Harry Longabough, aka Sundance Kid


Our second host is Harry Longabough. Born in Pennsylvania in 1867, he moved to Colorado with his family. By age twenty, Longabough was working as a cowboy for the N Bar N owned by the Neidringhaus Brothers in Culbertson, Montana. In 1887, out of work and drifting he stole a horse, gun and saddle from Western Ranches, Ltd, owner of the Three V’s near Sundance, Wyoming. He was arrested and pleaded guilty, and was sentenced to 18 months in the Sundance jail. He was pardoned by Governor Thomas Moonlight. Longabough drifted to Bell Fourche, South Dakota, and there as a result of his bravado about the time spent in the Sundance jail he earned the appellation of Sundance or Sundance Kid.

Sundance moved north and worked for a period of time at the Bar U in Alberta and for a short period of time in the saloon business at Grand Central Hotel in Calgary. He then returned to Montana and the N Bar N at its Rock Creek unit.



In 1892, Sundance was implicated with Tom McCarty (an acquaintance from Colorado), Matt Warner, and Butch Cassidy, in the robbery of the Great Northern westbound #23 near Malta, Montana. By 1896, Sundance was reported to be in the Baggs and Dixon, Wyoming area.

George Currie aka Kid Curry


On June 28, 1897, Sundance along with George Currie (Kid Curry), Walt Punteney and Tom O’Day participated in the robbery of the Butte County Bank in Belle Fourche, South Dakota.  The bank was a huge target. After the railroad arrived, the town became prosperous as being a loading point for cattle and later sheep. The bank was so prosperous it was acquired in 1903 by Clay, Robinson, and Co., the largest commission agents in the country. John Clay managed the Three Vs, the ranch Sundance had stolen a horse and saddle beginning his criminal career.

The robbery and subsequent pursuit by the law was a comedy of errors with one man, O’Day, being found in a privy behind on of the numerous saloons after O’Day’s horse decided to leave town without him. It took until September for Sheriff John Dunn, Carbon County, Montana, and a small posse to catch up to the other three near Musselshell River. In the ensuing shootout, Kid Curry’s horse was shot through the neck and Curry was shot through the wrist. Curry leaped onto the horse and galloped away, only to have the horse drop dead. All three were arrested and transported to Deadwood Jail. There they escaped, stole horses and gear. They eluded capture on foot, losing horses and swag they had stolen. Ultimately, they made it back to the Hole-in-the-Wall, where as a result of their adventures, they were accepted as full members of the Hole-in-the-Wall gang.

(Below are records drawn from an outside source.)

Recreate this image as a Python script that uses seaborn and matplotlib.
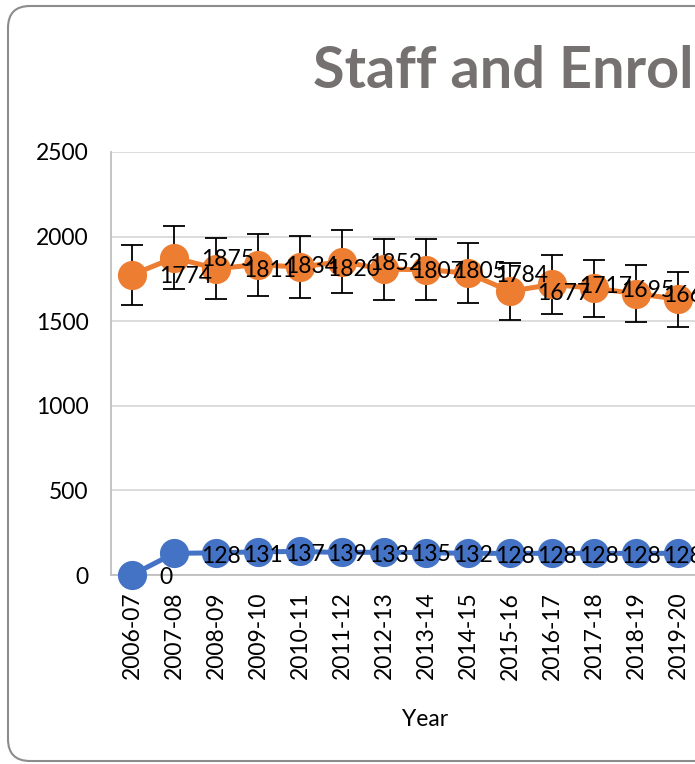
import pandas as pd
import matplotlib.pyplot as plt
import seaborn as sns
from matplotlib.patches import FancyBboxPatch

# values
years = ['2006-07', '2007-08', '2008-09', '2009-10', '2010-11', '2011-12', '2012-13',
         '2013-14', '2014-15', '2015-16', '2016-17', '2017-18', '2018-19', '2019-20']
enrolment = [1774, 1875, 1811, 1834, 1820, 1852, 1807, 1805, 1784, 1677, 1717, 1695, 1663, 1630]
staff = [0, 128, 131, 137, 139, 133, 135, 132, 128, 128, 128, 128, 128, 128]
err_pct = 0.10

df = pd.DataFrame({'Year': years, 'Enrolment': enrolment, 'Staff': staff})

sns.set_theme(style='white')
plt.rcParams['font.family'] = ['Lato', 'DejaVu Sans']

fig = plt.figure(figsize=(6.95, 7.64), dpi=100)
W, H = 695, 764
ax = fig.add_axes([111 / W, 189 / H, 630 / W, 423 / H])

# rounded chart border running off the right edge
border = FancyBboxPatch((8, 3), 950, 755, boxstyle='round,pad=0,rounding_size=22',
                        transform=None, fill=False, edgecolor='#8c8c8c', linewidth=1.5)
fig.patches.append(border)

blue = '#4472C4'
orange = '#ED7D31'

x = list(range(len(years)))
ax.errorbar(x, df.Enrolment, yerr=df.Enrolment * err_pct, fmt='none', ecolor='black',
            elinewidth=1.3, capsize=8, capthick=1.3, zorder=2)

sns.lineplot(data=df, x='Year', y='Staff', sort=False, color=blue, linewidth=3.6,
             marker='o', markersize=21, markeredgewidth=0, ax=ax, zorder=3, clip_on=False)
sns.lineplot(data=df, x='Year', y='Enrolment', sort=False, color=orange, linewidth=3.6,
             marker='o', markersize=21, markeredgewidth=0, ax=ax, zorder=3, clip_on=False)

# data labels to the right of each point
for i in x:
    ax.annotate(str(enrolment[i]), (i, enrolment[i]), xytext=(19.5, -1.5), textcoords='offset points',
                ha='left', va='center', fontsize=16.5, color='black', zorder=5)
    ax.annotate(str(staff[i]), (i, staff[i]), xytext=(19.5, -2), textcoords='offset points',
                ha='left', va='center', fontsize=16.5, color='black', zorder=5)

ax.set_xlim(-0.5, 14.5)
ax.set_ylim(0, 2500)
ax.set_yticks([0, 500, 1000, 1500, 2000, 2500])
ax.yaxis.grid(True, color='#d9d9d9', linewidth=1.3)
ax.set_axisbelow(True)
for s in ['top', 'right']:
    ax.spines[s].set_visible(False)
ax.spines['left'].set_color('#bfbfbf')
ax.spines['left'].set_linewidth(1.3)
ax.spines['bottom'].set_color('#bfbfbf')
ax.spines['bottom'].set_linewidth(1.3)
ax.tick_params(axis='y', length=0, pad=16, labelsize=16.5, labelcolor='black')
ax.tick_params(axis='x', length=0, pad=12, labelsize=16.5, labelcolor='black', rotation=90)
ax.set_xlabel('')
ax.set_ylabel('')

fig.text(425 / W, 1 - 720 / H, 'Year', ha='center', va='center', fontsize=16.5, color='black')
fig.text(313 / W, 1 - 72 / H, 'Staff and Enrolment', ha='left', va='center',
         fontsize=41.5, fontweight='bold', color='#767171')

fig.savefig('out.png', dpi=100)
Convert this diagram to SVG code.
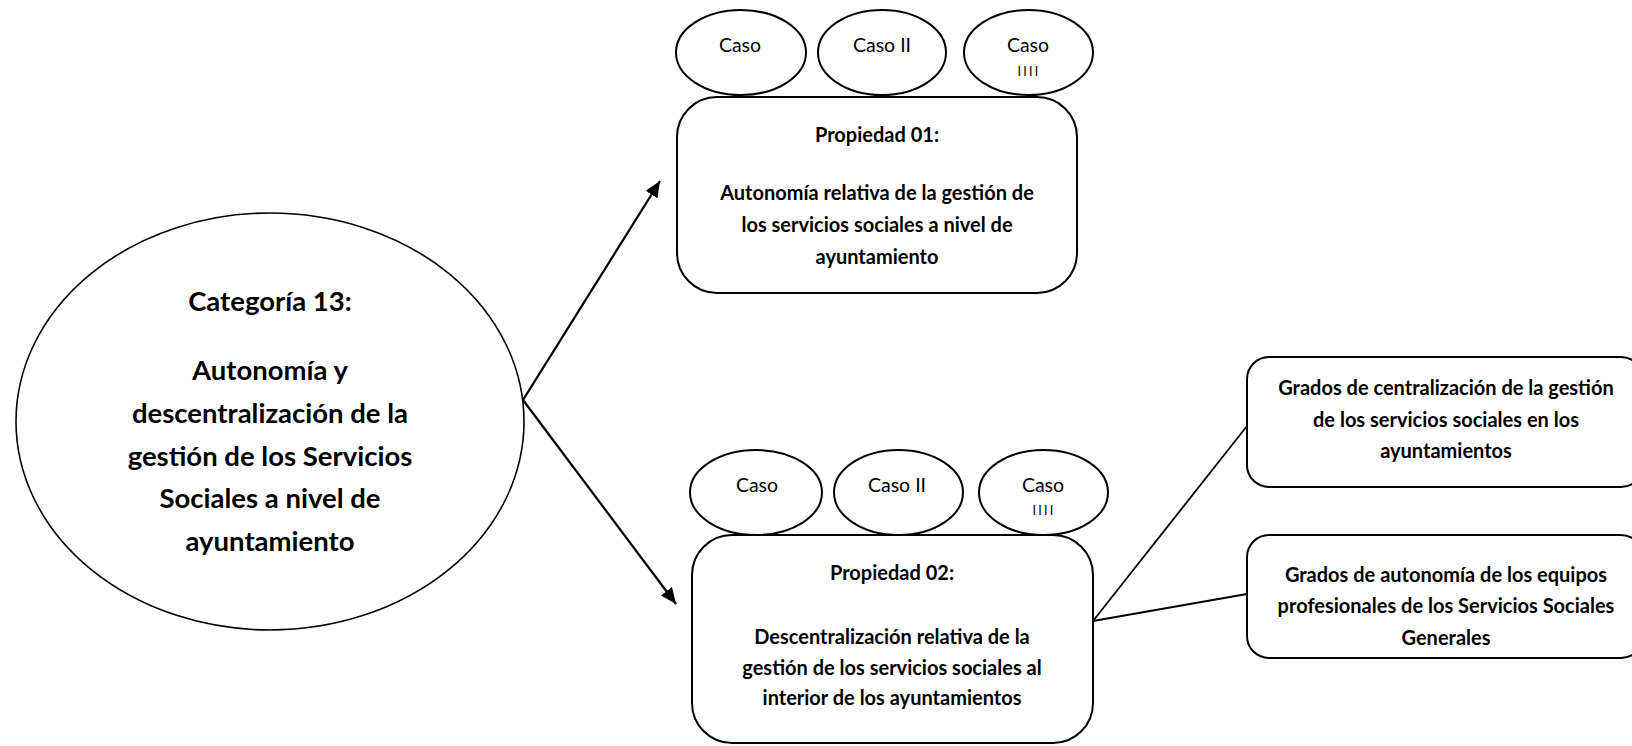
<svg xmlns="http://www.w3.org/2000/svg" width="1632" height="746" viewBox="0 0 1632 746">
  <style>
    .shape { fill: #ffffff; stroke: #000000; stroke-width: 2; }
    .thin { fill: #ffffff; stroke: #000000; stroke-width: 1.6; }
    .edge { stroke: #000000; stroke-width: 2.2; fill: none; }
    .link { stroke: #000000; stroke-width: 1.8; fill: none; }
    text { font-family: Lato, "Liberation Sans", sans-serif; fill: #000000; text-anchor: middle; }
    .b { font-weight: bold; font-size: 20px; }
    .big { font-weight: bold; font-size: 27.5px; }
    .caso { font-size: 19.5px; }
    .roman { font-size: 12.5px; letter-spacing: 2.2px; }
  </style>
  <defs>
    <marker id="arrow" markerUnits="userSpaceOnUse" markerWidth="17" markerHeight="14" refX="16" refY="7" orient="auto">
      <path d="M0,0 L16,7 L0,14 z" fill="#000000"/>
    </marker>
  </defs>
  <rect width="1632" height="746" fill="#ffffff"/>

  <!-- connectors -->
  <g id="connectors">
    <line class="edge" x1="523" y1="400" x2="660" y2="181" marker-end="url(#arrow)"/>
    <line class="edge" x1="523" y1="400" x2="676" y2="604" marker-end="url(#arrow)"/>
    <line class="link" x1="1093" y1="621" x2="1247" y2="426"/>
    <line class="link" x1="1093" y1="621" x2="1247" y2="594"/>
  </g>

  <!-- central category -->
  <g id="categoria">
    <ellipse class="thin" cx="270" cy="421.5" rx="254" ry="208.5"/>
    <text class="big" x="270" y="311">Categoría 13:</text>
    <text class="big" x="270" y="380">Autonomía y</text>
    <text class="big" x="270" y="423">descentralización de la</text>
    <text class="big" x="270" y="466">gestión de los Servicios</text>
    <text class="big" x="270" y="508">Sociales a nivel de</text>
    <text class="big" x="270" y="551">ayuntamiento</text>
  </g>

  <!-- property 01 with its cases -->
  <g id="propiedad01">
    <rect class="shape" x="677" y="97" width="400" height="196" rx="40" ry="40"/>
    <text class="b" x="877" y="142">Propiedad 01:</text>
    <text class="b" x="877" y="200">Autonomía relativa de la gestión de</text>
    <text class="b" x="877" y="232">los servicios sociales a nivel de</text>
    <text class="b" x="877" y="264">ayuntamiento</text>
  </g>
  <g id="p01-caso1">
    <ellipse class="shape" cx="741" cy="52.5" rx="65" ry="42.5"/>
    <text class="caso" x="740" y="52">Caso</text>
  </g>
  <g id="p01-caso2">
    <ellipse class="shape" cx="882" cy="52.5" rx="64" ry="42.5"/>
    <text class="caso" x="882" y="52">Caso II</text>
  </g>
  <g id="p01-caso4">
    <ellipse class="shape" cx="1028.5" cy="52.5" rx="64.5" ry="42.5"/>
    <text class="caso" x="1028" y="52">Caso</text>
    <text class="roman" x="1029" y="76">IIII</text>
  </g>

  <!-- property 02 with its cases -->
  <g id="propiedad02">
    <rect class="shape" x="692" y="535" width="401" height="208" rx="40" ry="40"/>
    <text class="b" x="892" y="580">Propiedad 02:</text>
    <text class="b" x="892" y="644">Descentralización relativa de la</text>
    <text class="b" x="892" y="675">gestión de los servicios sociales al</text>
    <text class="b" x="892" y="705">interior de los ayuntamientos</text>
  </g>
  <g id="p02-caso1">
    <ellipse class="shape" cx="756" cy="492.5" rx="66" ry="42.5"/>
    <text class="caso" x="757" y="492">Caso</text>
  </g>
  <g id="p02-caso2">
    <ellipse class="shape" cx="898.5" cy="492.5" rx="64.5" ry="42.5"/>
    <text class="caso" x="897" y="492">Caso II</text>
  </g>
  <g id="p02-caso4">
    <ellipse class="shape" cx="1043.5" cy="492.5" rx="64.5" ry="42.5"/>
    <text class="caso" x="1043" y="492">Caso</text>
    <text class="roman" x="1044" y="515">IIII</text>
  </g>

  <!-- sub-properties of property 02 -->
  <g id="grados-centralizacion">
    <rect class="shape" x="1247" y="357" width="396" height="130" rx="22" ry="22"/>
    <text class="b" x="1446" y="395">Grados de centralización de la gestión</text>
    <text class="b" x="1446" y="427">de los servicios sociales en los</text>
    <text class="b" x="1446" y="458">ayuntamientos</text>
  </g>
  <g id="grados-autonomia">
    <rect class="shape" x="1247" y="535" width="396" height="123" rx="22" ry="22"/>
    <text class="b" x="1446" y="582">Grados de autonomía de los equipos</text>
    <text class="b" x="1446" y="613">profesionales de los Servicios Sociales</text>
    <text class="b" x="1446" y="645">Generales</text>
  </g>
</svg>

Harvey Logan, Kid Curry, might be takin’ up residence at the Hole unless he’s out…on business. Harvey Alexander Logan was born in Iowa in 1867. After their mother died the four Logan boys, Hank, Johnnie, Lonny, and Harvey moved to Missouri and lived with an aunt. With Johnnie and Lonny, and a cousin, Harvey Logan left home to trail cattle from Texas to Colorado. The four ultimately wandered to the Hole-in-the-Wall where they met George Currie and adopted the last name “Curry.”

In 1894, the “Curry” Brothers established a ranch near Landusky, Montana, in what is now Phillips County.  The town was named after Powell Pike Landusky who discovered gold in the area. Not long after their arrival the brothers had a falling out with Landusky due to the fact Lonny impregnated Landusky’s daughter, Elfie. For some reason, Landusky blamed Harvey for the deed.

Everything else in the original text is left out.